I'm going to get drunk on champagne by myself.
Oh no wait my cat's here. Thank god for a second there I sounded really sad.
some old guy just shit himself in my section. everyones leaving
I set the bag of cheetos on the open box on my coffee table while I was watching TV. I was so high I ate half of the styrofoam peanuts in the box by accident. Am I going to die?
I hope so
I just saw the pics of me from the costume party as Party Boy. I've effectively cock-blocked myself forever.
I am wasted and people are fist pumping. This should not happen on the west coast.
So my retainer doesn't fit, so i'm getting drunk so i can put it back in. Alone.
You would...
I think I've hugged the toilet more times than I've hugged my own family members.
A-plus on my thesis. I deserve the blowjob to end all blowjobs. And I wanna wear a crown while you do it.

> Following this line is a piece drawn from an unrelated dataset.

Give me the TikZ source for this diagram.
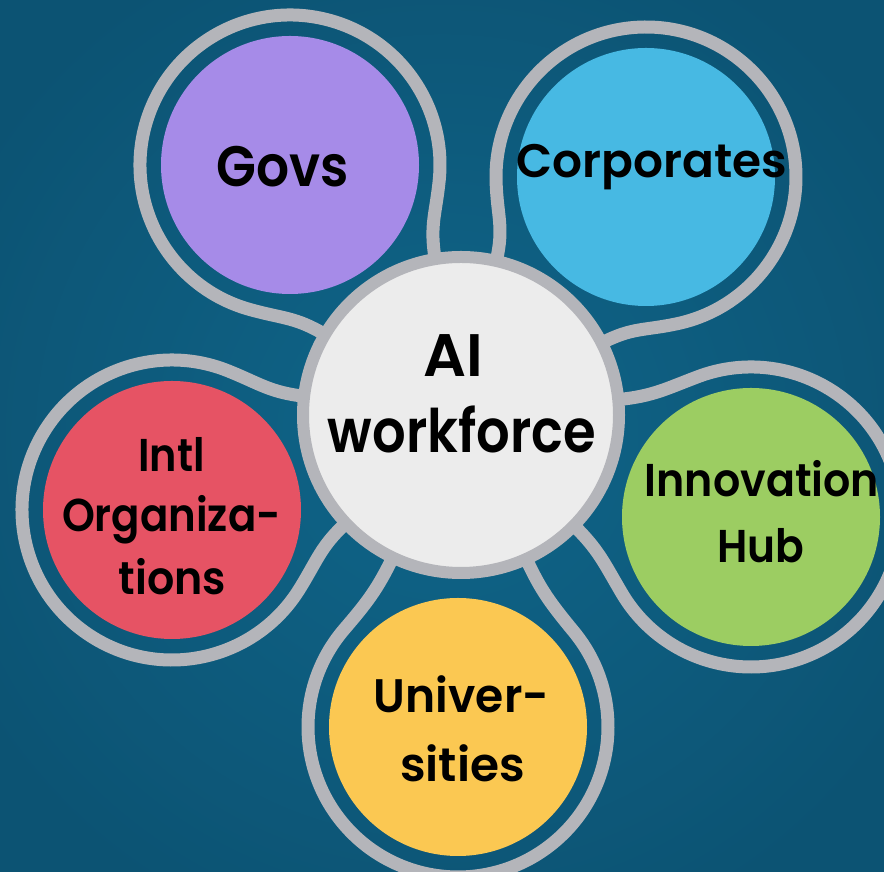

Why did I just get a ziplock baggie labeled "2010" on it from you in the mail?
I wish drunk me wasn't so into manscaping. Or at least good at it. Either or really
I just spent an hour in the shower pretending I was a member of the b-52's. I can't go to work like this
I CAN'T FUCK HIM OUTSIDE. THAT'S FOR PEASANTS. HE'S TOO FAMOUS FOR THAT.
Not saying puking on the side of a cab was how I imagined freshman year of med school but...
Howd it go?
Well we had the "no we're not fucking on the porch" conversation but then we totally fucked on the porch. So I'd say alright.
My new roommate looks like a troll. Or a serial killer. So if I disappear, show this text to the cops.